Andres Nin

The Possibilities of Fascism in Spain

(28 June 1923)


From International Press Correspondence, Vol. 3 No. 47 [27], 28 June 1923, pp. 465–466.
Transcribed & marked up by Einde O’Callaghan for the Marxists’ Internet Archive.


Spain is a pre-eminently agrarian country. Out of 20 million inhabitants, there are scarcely 2 million industrial workers. The great majority of the country population consists of agricultural laborers, who are employed on the great farms of central and southern Spain. In other parts of Spain agrarian conditions vary greatly. There are medium farmers, poor smallholders, tenant farmers, and besides these semi-farmers, who possess a piece of land but are occupied at the same time as laborers. Thus in Spain there does not exist any great compact mass of small landowners, who can form, as in Italy, a serious danger for the revolutionary proletariat. The great majority of agricultural laborers join forces with the city workers, with whose aid they have already carried on great joint struggles.

A second important element of Fascism, the one-time officers and other elements declassed by the great war, is lacking in Spain. The Spanish state is in a condition of complete disintegration. The bourgeoisie possesses no large organized parties, apart from that of the Catalonian industrialists. Neither is there in Spain any powerful nationalist movement; as in Italy.

Thus the situation in Spain is objectively favorable for revolutionary development, but the proletariat is not capable of utilizing this favorable situation. There is no firm and disciplined labor organization, and the Communist Party is still weak. But on the other hand certain tendencies towards Fascism may be observed.

These tendencies are incorporated in the following counter-revolutionary organizations:

  1. The Somates: an armed organization of the bourgeoisie in Catalonia. In Barcelona alone it counts over 12,000 members.
     
  2. The Action Ciudadana: This organization is similar to the Somates. but much weaker in numbers. It exists in various cities, especially in Madrid and Saragossa.
     
  3. The so-called “free trade unions”, a police organization, which has nothing in common with the trade unions beyond the name. In reality these are bands for murdering the best known comrades.
     
  4. The Requetes: This is the youth organization of the arch-reactionary party known as the Carlist. They possess military organization, and have already murdered several of their political opponents. They co-operate with the bands of the so-called “ free trade unions”.
     
  5. The Juntas de Defensa: These are organizations of the active officers of the army, and were founded in the yea? 1917. They form a sort of secret government upon which the political organizations of the country are dependent. They are powerful, dissatisfied with the policy of the official government, above all in Morocco, and there is imminent danger of their attack.

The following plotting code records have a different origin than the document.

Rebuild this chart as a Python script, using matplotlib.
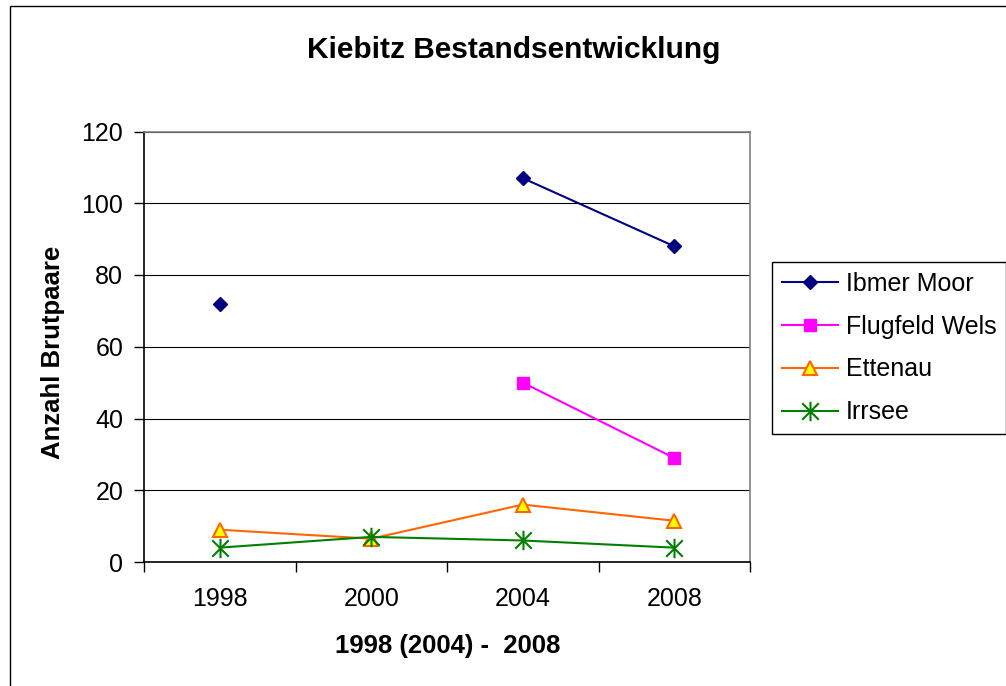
import numpy as np
import matplotlib
matplotlib.use("Agg")
import matplotlib.pyplot as plt
from matplotlib.patches import Rectangle
from matplotlib.path import Path

plt.rcParams['font.family'] = ['Liberation Sans', 'DejaVu Sans']

# data
years = ["1998", "2000", "2004", "2008"]
ibmer_moor = [72, np.nan, 107, 88]
flugfeld_wels = [np.nan, np.nan, 50, 29]
ettenau = [9, 6.5, 16, 11.5]
irrsee = [4, 7, 6, 4]
y_ticks = [0, 20, 40, 60, 80, 100, 120]

W, H = 1006, 686
fig = plt.figure(figsize=(W / 100, H / 100), dpi=100)

# plot area in pixels: left 144, right 750, top 131.5, bottom 562
ax = fig.add_axes([144 / W, 1 - 562 / H, 606 / W, 430.5 / H])

# excel-like star marker: vertical bar plus an X
star = Path([(0, -1), (0, 1), (-0.85, -0.85), (0.85, 0.85), (-0.85, 0.85), (0.85, -0.85)],
            [Path.MOVETO, Path.LINETO, Path.MOVETO, Path.LINETO, Path.MOVETO, Path.LINETO])

x = np.arange(len(years))
ax.plot(x, ibmer_moor, color="#000080", lw=1.5, marker="D", ms=7.5, label="Ibmer Moor", zorder=4)
ax.plot(x, flugfeld_wels, color="#FF00FF", lw=1.5, marker="s", ms=8.5, label="Flugfeld Wels", zorder=4)
ax.plot(x, ettenau, color="#FF6600", lw=1.5, marker="^", ms=9.5, mfc="#FFFF00", mec="#FF6600",
        mew=1.5, label="Ettenau", zorder=4)
ax.plot(x, irrsee, color="#008000", lw=1.5, marker=star, ms=14, mfc="none", mec="#008000",
        mew=1.5, label="Irrsee", zorder=4)

ax.set_xlim(-0.5, len(years) - 0.5)
ax.set_ylim(0, 120)
ax.set_yticks(y_ticks)
ax.set_xticks(x)
ax.set_xticklabels(years)
ax.set_xticks(np.arange(-0.5, len(years), 1), minor=True)
ax.tick_params(axis="x", which="major", length=0, pad=18, labelsize=18)
ax.tick_params(axis="x", which="minor", length=7, width=1, direction="out", color="black")
ax.tick_params(axis="y", length=7, width=1, direction="out", pad=8, labelsize=18)

ax.grid(axis="y", color="black", lw=0.8)
ax.set_axisbelow(True)
ax.spines["left"].set_color("black")
ax.spines["bottom"].set_color("black")
ax.spines["top"].set_color("#808080")
ax.spines["right"].set_color("#808080")
for s in ax.spines.values():
    s.set_linewidth(1.2)

fig.text(513.5 / W, 1 - 58.3 / H, "Kiebitz Bestandsentwicklung", ha="center", va="baseline",
         fontsize=21.5, fontweight="bold")
fig.text(447.5 / W, 1 - 653.5 / H, "1998 (2004) -  2008", ha="center", va="baseline",
         fontsize=18.5, fontweight="bold")
fig.text(53 / W, 1 - 352 / H, "Anzahl Brutpaare", ha="center", va="center", rotation=90,
         fontsize=18.5, fontweight="bold")

leg = fig.legend(loc="upper left", bbox_to_anchor=(772 / W, 1 - 262 / H), fontsize=18,
                 frameon=True, fancybox=False, edgecolor="black", framealpha=1,
                 handlelength=2.25, handletextpad=0.3, labelspacing=0.75, borderpad=0.4,
                 borderaxespad=0)
leg.get_frame().set_linewidth(1)

# outer chart border, open towards the right and bottom edge
fig.patches.append(Rectangle((10 / W, -0.1), 1.2, 1.1 - 6 / H, transform=fig.transFigure,
                             fill=False, edgecolor="black", lw=1))

fig.savefig("out.png", dpi=100)
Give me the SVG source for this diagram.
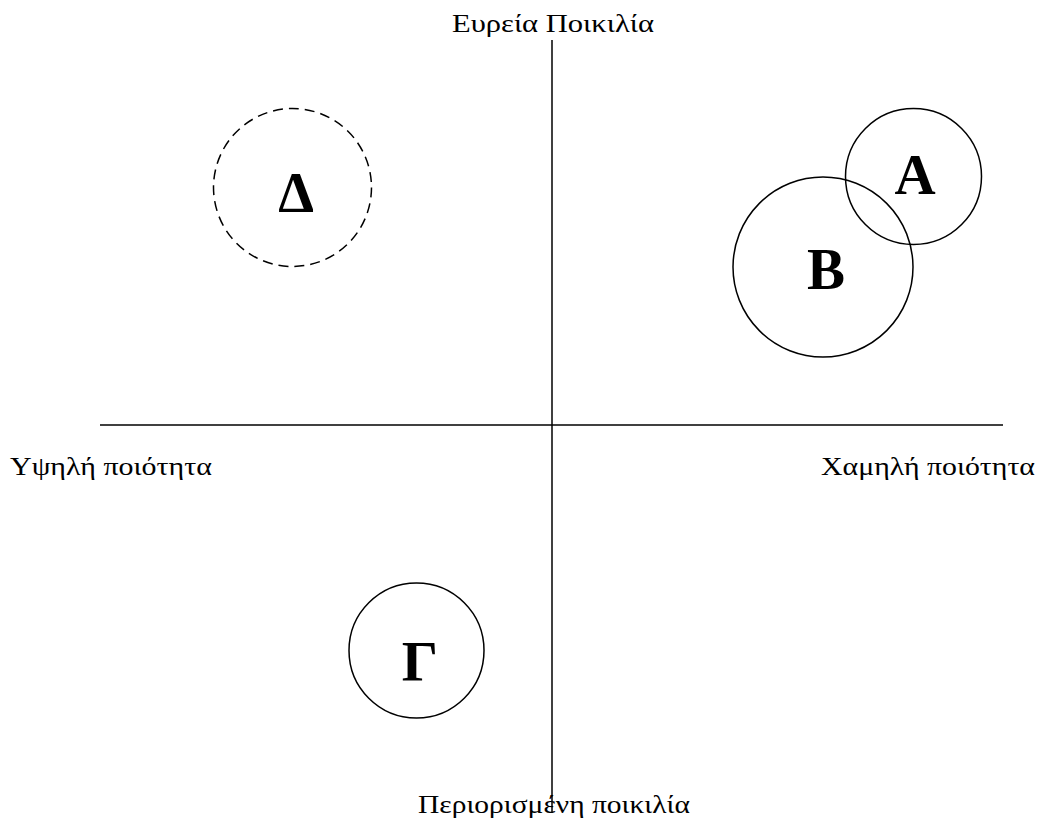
<svg xmlns="http://www.w3.org/2000/svg" width="1041" height="836" viewBox="0 0 1041 836">
<style>
.axis{stroke:#000;stroke-width:1.5;fill:none}
.c{fill:none;stroke:#000;stroke-width:1.5}
.dash{stroke-dasharray:10 6}
.lbl{font-family:"Liberation Serif","Times New Roman",serif;font-size:26px;fill:#000}
.let{font-family:"Liberation Serif","Times New Roman",serif;font-size:57px;font-weight:bold;fill:#000;text-anchor:middle}
</style>
<rect width="1041" height="836" fill="#fff"/>
<g id="axes">
<line class="axis" x1="552" y1="40" x2="552" y2="813"/>
<line class="axis" x1="100" y1="425" x2="1003" y2="425"/>
</g>
<g id="labels">
<text class="lbl" x="553" y="32" text-anchor="middle" textLength="202" lengthAdjust="spacingAndGlyphs">Ευρεία Ποικιλία</text>
<text class="lbl" x="10" y="475" textLength="202" lengthAdjust="spacingAndGlyphs">Υψηλή ποιότητα</text>
<text class="lbl" x="1035" y="475" text-anchor="end" textLength="214" lengthAdjust="spacingAndGlyphs">Χαμηλή ποιότητα</text>
<text class="lbl" x="554" y="813" text-anchor="middle" textLength="272" lengthAdjust="spacingAndGlyphs">Περιορισμένη ποικιλία</text>
</g>
<g id="node-delta">
<circle class="c dash" cx="292.5" cy="187.5" r="79"/>
<text class="let" x="296" y="212">Δ</text>
</g>
<g id="node-b">
<circle class="c" cx="823" cy="267" r="90"/>
<text class="let" x="826" y="288">Β</text>
</g>
<g id="node-a">
<circle class="c" cx="913.5" cy="176.5" r="68"/>
<text class="let" x="915" y="194">Α</text>
</g>
<g id="node-gamma">
<circle class="c" cx="416.5" cy="650.5" r="67.5"/>
<text class="let" x="420" y="681">Γ</text>
</g>
</svg>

In Barcelona the big industrial bourgeoisie has formed an organization. This has adopted the name of “Fomento del Trabajo Nacional”. It exercises a great influence on the government, aided by the strongest political party of the Catalonian bourgeoisie, known as the regionalist party. The men who play the leading part in this employers’ union stand openly for the necessity of creating a Fascist movement in Spain. Besides this there is a general employers’ union, well organized, and assembling the forces of the collective big. medium, and petty bourgeoisies of the country. This union also favors the formation of bands of murderers. Its former president, Graupera, delivered several addresses calling upon the employers to follow the Italian example. An Italian Fascist general, Novelli, also delivered an address in Barcelona. The organ of the employers’ union, Production, Commerce, and Consumption, wrote in its March number:

“The victory of Fascism has freed Italy from mob rule, and has made it impossible for an impudent minority, which wanted to transform the wonderful sky of Italy into the melancholy nothern sky of Russia, to do any more harm. Though Fascism has won its victory at the cost of many acts of injustice and violence, still the communists represent the system of Terror, and of tyranny exercised by the ignorant masses. The aim of Fascism is the restoration of national soundness, but communism is only the imperialism of the men in Moscow.”

At the beginning of April Senor Cainbo, the leader of the regionalist party, declared at a meeting that the lowering of the costs of production must be enforced, by the use of extreme violence if necessary; and Ossorio, the leader of the new “Social People’s Party” emphasized in a speech that should he have to choose between democracy and “action” (by which he meant Fascism), then he would choose “action”. In April the secretary of the “free trade unions” journeyed to Italy for purposes of study, and a group was formed in Barcelona under the name of Traza. This group published an appeal, in which it spoke somewhat vaguely about its aims. But in Spain it is well known that this organization is anxious to follow the example of Italian Fascism.

The situation is extremely grave. The reformists still advocate the policy of class collaboration. The anarcho-syndicalists, who still exercise a great influence, are in a state of complete confusion. It is only the communists and the followers of the Red International of Labor Unions who have given the working masses concrete slogans. They recommend the formation of the proletarian united front and a decisive mass action. If the working class follows these slogans, the Spanish proletariat will save itself. Strongly organized, it will be invincible. But should there be no such proletarian organization, then the Fascist elements may attempt to follow the Italian example.